In competitive athletics, teams look for competitive advantage, which is often at odds with the spirit of “Do unto others as you would want them to do unto you.” Seeking competitive advantage sometimes devolves from a legitimate attempt to exploit an opponent’s weakness to rule-shading gamesmanship and, in its worst form, to blatant cheating. Do unto others what you can get away with.

Furthermore, in competitive athletics, emotions often run high – both among participants and spectators – and this leads easily to overheated partisan perspective, lack of good reason and loss of behavior that is respectful of others’ beliefs and feelings.

It’s hard to treat nicely people who act nasty. It requires, in fact, a supercharged Golden Rule that says “Do unto others better than they may do unto you.”

It’s hard to treat people better than they treat you; but if there were ever a place where there is more opportunity to do so, it’s in competitive sports where people are blinded by partisanship for their team or their child.
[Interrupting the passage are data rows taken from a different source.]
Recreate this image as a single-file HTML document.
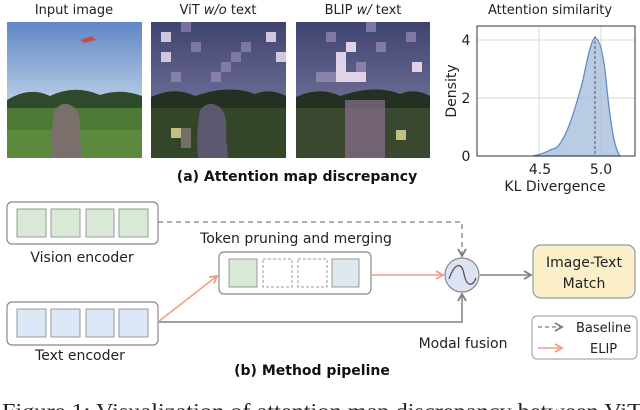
<!DOCTYPE html>
<html><head><meta charset="utf-8"><style>
html,body{margin:0;padding:0;background:#fff;width:640px;height:410px;overflow:hidden}
svg{display:block}
text{font-family:"DejaVu Sans","Liberation Sans",sans-serif}
</style></head><body>
<svg width="640" height="410" viewBox="0 0 640 410" xmlns="http://www.w3.org/2000/svg">
<defs>
<linearGradient id="sky" x1="0" y1="0" x2="0" y2="1"><stop offset="0" stop-color="#5f86c6"/><stop offset="0.6" stop-color="#b9cfe6"/><stop offset="1" stop-color="#dfe6ea"/></linearGradient>
<linearGradient id="skyd" x1="0" y1="0" x2="0" y2="1"><stop offset="0" stop-color="#3e4470"/><stop offset="0.6" stop-color="#6c6c94"/><stop offset="1" stop-color="#857f9c"/></linearGradient>
<marker id="ag" markerWidth="10" markerHeight="10" refX="8" refY="5" orient="auto" markerUnits="userSpaceOnUse"><path d="M1,1 L8,5 L1,9" fill="none" stroke="#808080" stroke-width="1.8"/></marker>
<marker id="ao" markerWidth="10" markerHeight="10" refX="8" refY="5" orient="auto" markerUnits="userSpaceOnUse"><path d="M1,1 L8,5 L1,9" fill="none" stroke="#f59b85" stroke-width="1.8"/></marker>
</defs>
<g font-size="13" fill="#222" text-anchor="middle">
<text x="74" y="14">Input image</text>
<text x="218" y="14">ViT <tspan font-style="italic">w/o</tspan> text</text>
<text x="363" y="14">BLIP <tspan font-style="italic">w/</tspan> text</text>
<text x="550" y="14">Attention similarity</text>
</g>
<rect x="7" y="22" width="135" height="136" fill="url(#sky)"/>
<path d="M7,100 Q30,86 50,96 Q75,84 100,95 Q120,88 142,96 L142,112 L7,112Z" fill="#2f4a2a"/>
<rect x="7" y="108" width="135" height="50" fill="#4f7a35"/>
<rect x="7" y="130" width="135" height="28" fill="#5c8a3c"/>
<path d="M55,110 Q62,100 72,106 Q82,112 80,135 L82,158 L52,158 Q50,130 55,110Z" fill="#7a6f6a"/>
<path d="M80,40 l12,-4 l4,4 l-12,3z" fill="#c74b4b"/>
<rect x="151" y="22" width="135" height="136" fill="url(#skyd)"/>
<path d="M151,97 Q175,86 195,96 Q230,84 255,94 Q270,88 286,96 L286,112 L151,112Z" fill="#233022"/>
<rect x="151" y="108" width="135" height="50" fill="#334628"/>
<path d="M200,110 Q208,100 218,106 Q228,112 226,135 L228,158 L198,158 Q196,130 200,110Z" fill="#5d5870"/>
<g fill="#e8dcef" opacity="0.85">
<rect x="161" y="32" width="10" height="10"/><rect x="161" y="52" width="10" height="10"/><rect x="266" y="32" width="10" height="10"/><rect x="276" y="52" width="10" height="10"/>
</g>
<g fill="#b9a6d0" opacity="0.45">
<rect x="181" y="22" width="10" height="10"/><rect x="221" y="62" width="10" height="10"/><rect x="231" y="52" width="10" height="10"/><rect x="171" y="72" width="10" height="10"/><rect x="211" y="72" width="10" height="10"/><rect x="241" y="42" width="10" height="10"/><rect x="191" y="42" width="10" height="10"/>
</g>
<rect x="171" y="128" width="10" height="10" fill="#e6df9a" opacity="0.8"/>
<rect x="181" y="128" width="10" height="20" fill="#b79aa6" opacity="0.5"/>
<rect x="296" y="22" width="134" height="136" fill="url(#skyd)"/>
<path d="M296,97 Q320,86 340,96 Q375,84 400,94 Q415,88 430,96 L430,112 L296,112Z" fill="#233022"/>
<rect x="296" y="108" width="134" height="50" fill="#3a4830"/>
<rect x="345" y="100" width="40" height="58" fill="#8a6f8e" opacity="0.7"/>
<g fill="#efe0f2" opacity="0.9">
<rect x="336" y="52" width="10" height="30"/><rect x="346" y="72" width="20" height="10"/><rect x="346" y="42" width="10" height="10"/><rect x="412" y="62" width="10" height="10"/>
</g>
<g fill="#b9a6d0" opacity="0.5">
<rect x="326" y="32" width="10" height="10"/><rect x="356" y="62" width="10" height="10"/><rect x="316" y="72" width="20" height="10"/><rect x="376" y="42" width="10" height="10"/><rect x="406" y="32" width="10" height="10"/><rect x="366" y="22" width="10" height="10"/>
</g>
<rect x="396" y="130" width="10" height="10" fill="#e6df9a" opacity="0.8"/>
<g stroke="#d8d8d8" stroke-width="1"><line x1="539" y1="26" x2="539" y2="156"/><line x1="601" y1="26" x2="601" y2="156"/><line x1="477" y1="40" x2="635" y2="40"/><line x1="477" y1="98" x2="635" y2="98"/></g>
<path d="M533,156 C545,154 548,150 556,148 C566,140 575,110 583,80 C588,55 592,38 595,38 C600,38 604,55 607,90 C611,125 614,148 620,156 Z" fill="#a9c0de" opacity="0.8" stroke="#3d6fb6" stroke-width="1.3"/>
<line x1="595" y1="36" x2="595" y2="156" stroke="#555" stroke-dasharray="3,2" stroke-width="1"/>
<rect x="477" y="26" width="158" height="130" fill="none" stroke="#333" stroke-width="1"/>
<g font-size="14" fill="#222" text-anchor="middle">
<text x="466" y="45">4</text><text x="466" y="103">2</text><text x="466" y="161">0</text>
<text x="540" y="174">4.5</text><text x="601" y="174">5.0</text>
<text x="555" y="191">KL Divergence</text>
<text transform="translate(456,91) rotate(-90)">Density</text>
</g>
<text x="297" y="181" font-size="14" font-weight="bold" text-anchor="middle" fill="#111">(a) Attention map discrepancy</text>
<rect x="7" y="202" width="151" height="42" rx="5" fill="#fff" stroke="#888" stroke-width="1.2"/>
<g fill="#d8ead6" stroke="#999"><rect x="17" y="209" width="29" height="28"/><rect x="51" y="209" width="29" height="28"/><rect x="86" y="209" width="28" height="28"/><rect x="119" y="209" width="29" height="28"/></g>
<rect x="7" y="302" width="151" height="43" rx="5" fill="#fff" stroke="#888" stroke-width="1.2"/>
<g fill="#dce8f7" stroke="#999"><rect x="17" y="309" width="29" height="28"/><rect x="51" y="309" width="29" height="28"/><rect x="86" y="309" width="28" height="28"/><rect x="119" y="309" width="29" height="28"/></g>
<rect x="219" y="252" width="152" height="42" rx="5" fill="#fff" stroke="#888" stroke-width="1.2"/>
<rect x="229" y="259" width="28" height="28" fill="#d8ead6" stroke="#999"/>
<rect x="263" y="259" width="29" height="28" fill="none" stroke="#999" stroke-dasharray="3,2"/>
<rect x="298" y="259" width="29" height="28" fill="none" stroke="#999" stroke-dasharray="3,2"/>
<rect x="332" y="259" width="27" height="28" fill="#dde9ec" stroke="#999"/>
<g font-size="14" fill="#222" text-anchor="middle">
<text x="82" y="262">Vision encoder</text>
<text x="80" y="360">Text encoder</text>
<text x="296" y="243">Token pruning and merging</text>
<text x="463" y="348">Modal fusion</text>
</g>
<path d="M158,222 H462 V256" fill="none" stroke="#808080" stroke-width="1.3" stroke-dasharray="5,4" marker-end="url(#ag)"/>
<path d="M158,322 H462 V294" fill="none" stroke="#808080" stroke-width="1.5" marker-end="url(#ag)"/>
<line x1="158" y1="322" x2="217" y2="276" stroke="#f59b85" stroke-width="1.6" marker-end="url(#ao)"/>
<line x1="371" y1="275" x2="443" y2="275" stroke="#f59b85" stroke-width="1.6" marker-end="url(#ao)"/>
<line x1="480" y1="275" x2="531" y2="275" stroke="#808080" stroke-width="1.6" marker-end="url(#ag)"/>
<circle cx="462" cy="275" r="17" fill="#dde3f5" stroke="#888" stroke-width="1.2"/>
<path d="M449,279 C455,262 462,262 464,274 C467,288 473,286 476,278" fill="none" stroke="#555" stroke-width="1.3"/>
<rect x="533" y="245" width="102" height="53" rx="8" fill="#fbefc9" stroke="#999" stroke-width="1.2"/>
<text x="584" y="267" font-size="14" fill="#222" text-anchor="middle">Image-Text</text>
<text x="584" y="288" font-size="14" fill="#222" text-anchor="middle">Match</text>
<rect x="532" y="316" width="105" height="43" rx="5" fill="#fff" stroke="#aaa" stroke-width="1.2"/>
<line x1="538" y1="327" x2="562" y2="327" stroke="#808080" stroke-width="1.3" stroke-dasharray="4,3" marker-end="url(#ag)"/>
<line x1="538" y1="348" x2="562" y2="348" stroke="#f59b85" stroke-width="1.6" marker-end="url(#ao)"/>
<text x="576" y="332" font-size="13" fill="#222">Baseline</text>
<text x="590" y="353" font-size="13" fill="#222">ELIP</text>
<text x="312" y="375" font-size="14" font-weight="bold" text-anchor="middle" fill="#111">(b) Method pipeline</text>
<text x="2" y="418" font-size="21" fill="#222" textLength="640" lengthAdjust="spacingAndGlyphs" style="font-family:'Liberation Serif',serif">Figure 1: Visualization of attention map discrepancy between ViT</text>
</svg>
</body></html>
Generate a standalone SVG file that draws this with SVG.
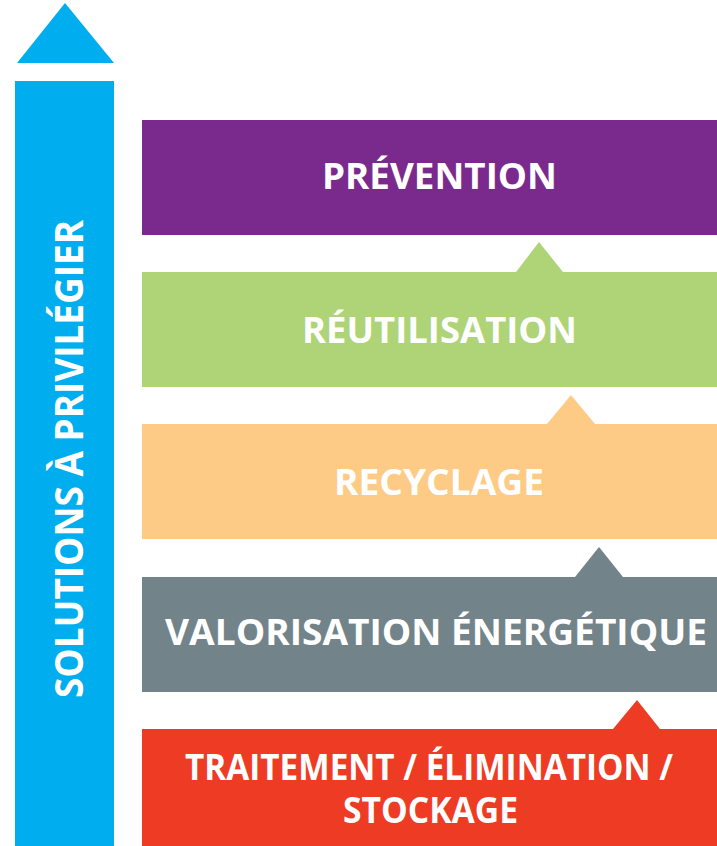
<svg xmlns="http://www.w3.org/2000/svg" width="717" height="846" viewBox="0 0 717 846">
<style>
.t{font-family:"Open Sans","Liberation Sans",sans-serif;font-weight:700;fill:#fff;font-size:36px}
.v{font-size:40px}
</style>
<rect width="717" height="846" fill="#fff"/>
<g id="axis">
<polygon points="65,3 114,63 17,63" fill="#00AEEF"/>
<rect x="15" y="81" width="99" height="765" fill="#00AEEF"/>
<text class="t v" transform="translate(83,698) rotate(-90)" textLength="478" lengthAdjust="spacingAndGlyphs">SOLUTIONS À PRIVILÉGIER</text>
</g>
<g id="connectors">
<polygon points="539,242 563,272 516,272" fill="#AED477"/>
<polygon points="571,395 595,424 547,424" fill="#FDCB85"/>
<polygon points="599,547 623,577 575,577" fill="#72838A"/>
<polygon points="637,700 660,729 613,729" fill="#EE3B24"/>
</g>
<g id="prevention">
<rect x="142" y="120" width="575" height="115" fill="#7A2A8D"/>
<text class="t" x="322" y="189" textLength="235" lengthAdjust="spacingAndGlyphs">PRÉVENTION</text>
</g>
<g id="reutilisation">
<rect x="142" y="272" width="575" height="115" fill="#AED477"/>
<text class="t" x="302" y="343" textLength="275" lengthAdjust="spacingAndGlyphs">RÉUTILISATION</text>
</g>
<g id="recyclage">
<rect x="142" y="424" width="575" height="115" fill="#FDCB85"/>
<text class="t" x="334" y="495" textLength="210" lengthAdjust="spacingAndGlyphs">RECYCLAGE</text>
</g>
<g id="valorisation">
<rect x="142" y="577" width="575" height="115" fill="#72838A"/>
<text class="t" x="165" y="645" textLength="542" lengthAdjust="spacingAndGlyphs">VALORISATION ÉNERGÉTIQUE</text>
</g>
<g id="traitement">
<rect x="142" y="729" width="575" height="117" fill="#EE3B24"/>
<text class="t" x="185" y="780" textLength="488" lengthAdjust="spacingAndGlyphs">TRAITEMENT / ÉLIMINATION /</text>
<text class="t" x="343" y="823" textLength="175" lengthAdjust="spacingAndGlyphs">STOCKAGE</text>
</g>
</svg>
Perhaps it’s only a political election campaign that presents as tough an environment for the Golden Rule.

Years ago in a radio commentary, Character Counts’ Michael Josephson said: “People of character treat others respectfully whether they deserve it or not. I’m reminded of the politician who refused to get in a name-calling match with an opponent, saying, ‘Sir, I will treat you like a gentleman, not because you are one, but because I am one.’ Sure, it’s hard to treat people better than they treat us; but it’s important to realize what’s at stake. If we allow nasty, crude and selfish people to drag us down to their level, they set the tone of our lives and shape us in their image.”